Editorial, EL MUNDO, 16/6/11
LAS ESCENAS que se produjeron ayer a las puertas del Parlamento catalán son inéditas en la historia de la democracia. Difícilmente alguien podía imaginarse que el presidente de la Generalitat tendría que acceder en helicóptero a la Cámara, asediada por una multitud violenta que llegó a agredir, insultar y lanzar objetos contra los diputados y que recibió con piedras y botellazos a los Mossos d’Esquadra.
Al mismo tiempo que se producían estos hechos, Cayo Lara, el líder de IU, era zarandeado y denostado cuando intentaba sumarse a un grupo de radicales que impidieron un desahucio en un barrio de Madrid.
Lo sucedido ayer en Barcelona es la culminación de una escalada de agitación en la calle que empezó en la Puerta del Sol hace un mes de forma pacífica y que está desembocando en un movimiento radical y antisistema que no respeta la propiedad ni las personas.
Esta deriva encontró su primer punto de apoyo en la decisión del ministro del Interior de no cumplir la resolución de la Junta Electoral Central, que estableció que la concentración de la Puerta del Sol era ilegal en pleno proceso electoral. Rubalcaba optó por lavarse las manos, tolerando lo que era una flagrante violación de la ley. Luego vinieron la protesta ante el Congreso, la manifestación violenta ante las Corts valencianas, los actos frente a los ayuntamientos, la intimidación a Gallardón en su propio domicilio y, por último, el asedio al Parlamento catalán.
El común denominador de todos estos hechos es la absoluta pasividad de las Fuerzas de Seguridad del Estado, que tenían la orden de permanecer impasibles ante la escalada de la violencia, a la espera de que los jóvenes airados se cansaran y se fueran a su casa. Pero el cálculo de Rubalcaba, que filtró la semana pasada a su emisora de cabecera que simpatizaba con quienes protestaban, ha sido equivocado porque ha sucedido lo contrario: en la medida que él iba cediendo, los indignados ganaban terreno en la calle.
Todavía decía ayer Zapatero en el Congreso que no le preocupaban los movimientos de protesta. Pocas horas después, comenzaban las agresiones contra los diputados catalanes y Artur Mas comparecía en la sede parlamentaria para advertir que estaba dispuesto a recurrir al «uso legítimo de la fuerza», tras denunciar «el caos» producido por «profesionales de la violencia» que habían cruzado «la línea roja».

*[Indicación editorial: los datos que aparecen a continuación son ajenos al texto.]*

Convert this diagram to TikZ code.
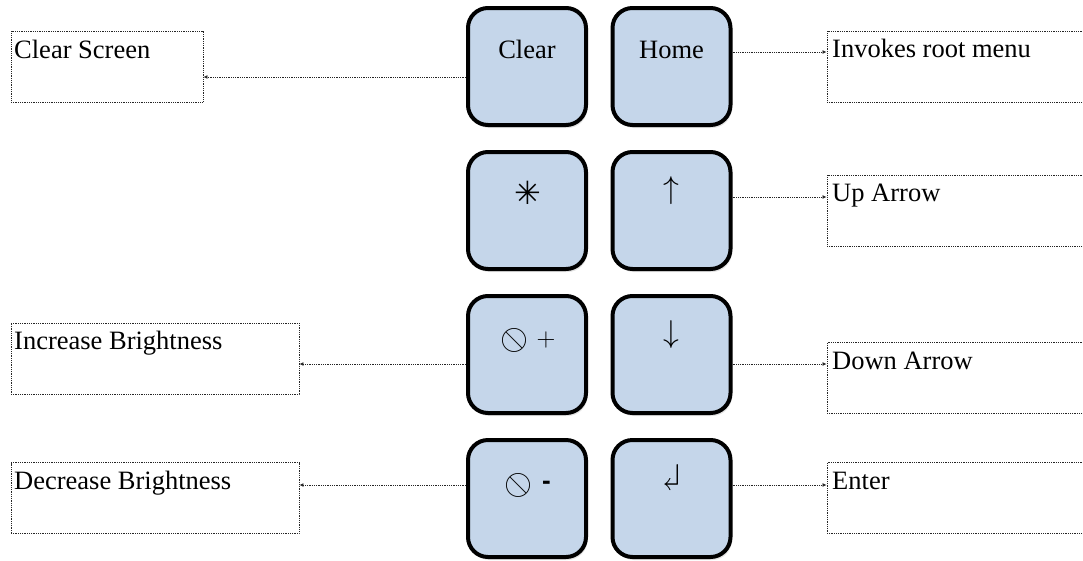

En el mismo sentido se había pronunciado José Bono, que afirmó a primera hora de la mañana que los manifestantes de Barcelona estaban cometiendo un delito tipificado en el Código Penal y que las Fuerzas de Seguridad tenían que intervenir sin dilación alguna. Las palabras de Bono son de sentido común porque, como él recordó, el Estado tiene en un régimen democrático el monopolio del uso de la violencia, lo que significa que está obligado a evitar que se cometan delitos y que un grupo violento se apodere de la calle.
Los graves acontecimientos de estos últimos días marcan un salto cualitativo y cuantitativo de la protesta. En Barcelona, hubo falta de previsión de la consejería de Interior, pero la espiral de violencia se ha producido por la absoluta inoperancia de un Ministerio del Interior que se ha negado a asumir sus obligaciones y que ha sido incapaz de coordinar la respuesta a las movilizaciones de los diferentes cuerpos de Seguridad del Estado. Veremos cómo actúa el próximo domingo, fecha en la que hay convocada una manifestación legal en Madrid que podría derivar en incidentes violentos si Rubalcaba mantiene la misma actitud.
El resultado de esa pasividad ahí está: un país en el que un reducido número de agitadores se ha hecho dueño de la calle bajo el pretexto de un descontento social, que es real. No es extraño en este contexto que, como informa hoy nuestro periódico, Goldman Sachs haya dado a sus clientes el consejo de vender todos los activos en España.
Si Zapatero y Rubalcaba no son capaces de imponer el orden en la calle y hacer que se respete la ley, lo mejor que pueden hacer es dar paso a otros que sepan cumplir con su deber.